Use Little's (1988) test statistic to assess if data is missing completely
at random (MCAR). The null hypothesis in this test is that the data is
MCAR, and the test statistic is a chi-squared value. The example below
shows the output of mcar_test(airquality)
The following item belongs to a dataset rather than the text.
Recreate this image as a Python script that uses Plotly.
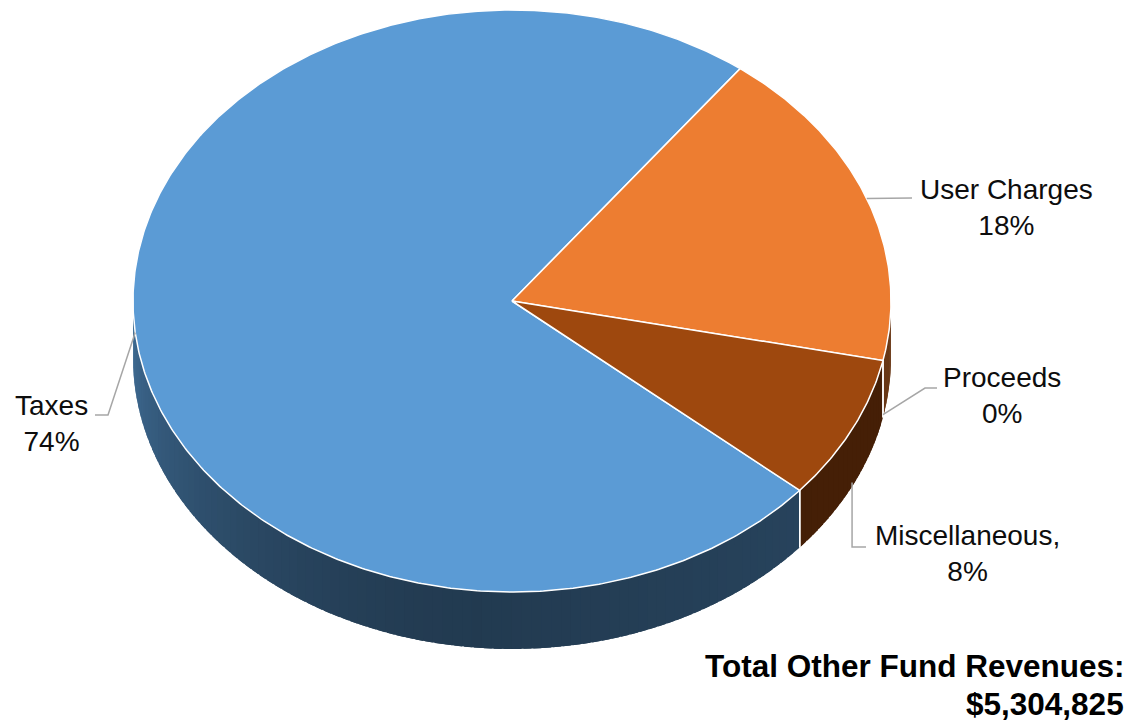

. Given the high statistic
value and low p-value, we can conclude the airquality
data is not
missing completely at random.
Value
A tibble::tibble()
with one row and four columns:
- statistic
Chi-squared statistic for Little's test
- df
Degrees of freedom used for chi-squared statistic
- p.value
P-value for the chi-squared statistic
- missing.patterns
Number of missing data patterns in the data
Note
Code is adapted from LittleMCAR() in the now-orphaned BaylorEdPsych
package: https://rdrr.io/cran/BaylorEdPsych/man/LittleMCAR.html. Some of
code is adapted from Eric Stemmler: https://web.archive.org/web/20201120030409/https://stats-bayes.com/post/2020/08/14/r-function-for-little-s-test-for-data-missing-completely-at-random/
using Maximum likelihood estimation from norm
.
References
Little, Roderick J. A. 1988. "A Test of Missing Completely at Random for Multivariate Data with Missing Values." Journal of the American Statistical Association 83 (404): 1198--1202. doi:10.1080/01621459.1988.10478722 .
Author
Andrew Heiss, andrew@andrewheiss.com
Examples
mcar_test(airquality)
#> # A tibble: 1 × 4
#> statistic df p.value missing.patterns
#> <dbl> <dbl> <dbl> <int>
#> 1 35.1 14 0.00142 4
mcar_test(oceanbuoys)
#> # A tibble: 1 × 4
#> statistic df p.value missing.patterns
#> <dbl> <dbl> <dbl> <int>
#> 1 747. 31 0 6
# If there are non-numeric columns, there will be a warning
mcar_test(riskfactors)
#> Warning: NAs introduced by coercion to integer range
#> # A tibble: 1 × 4
#> statistic df p.value missing.patterns
#> <dbl> <dbl> <dbl> <int>
#> 1 1741. 1319 3.32e-14 48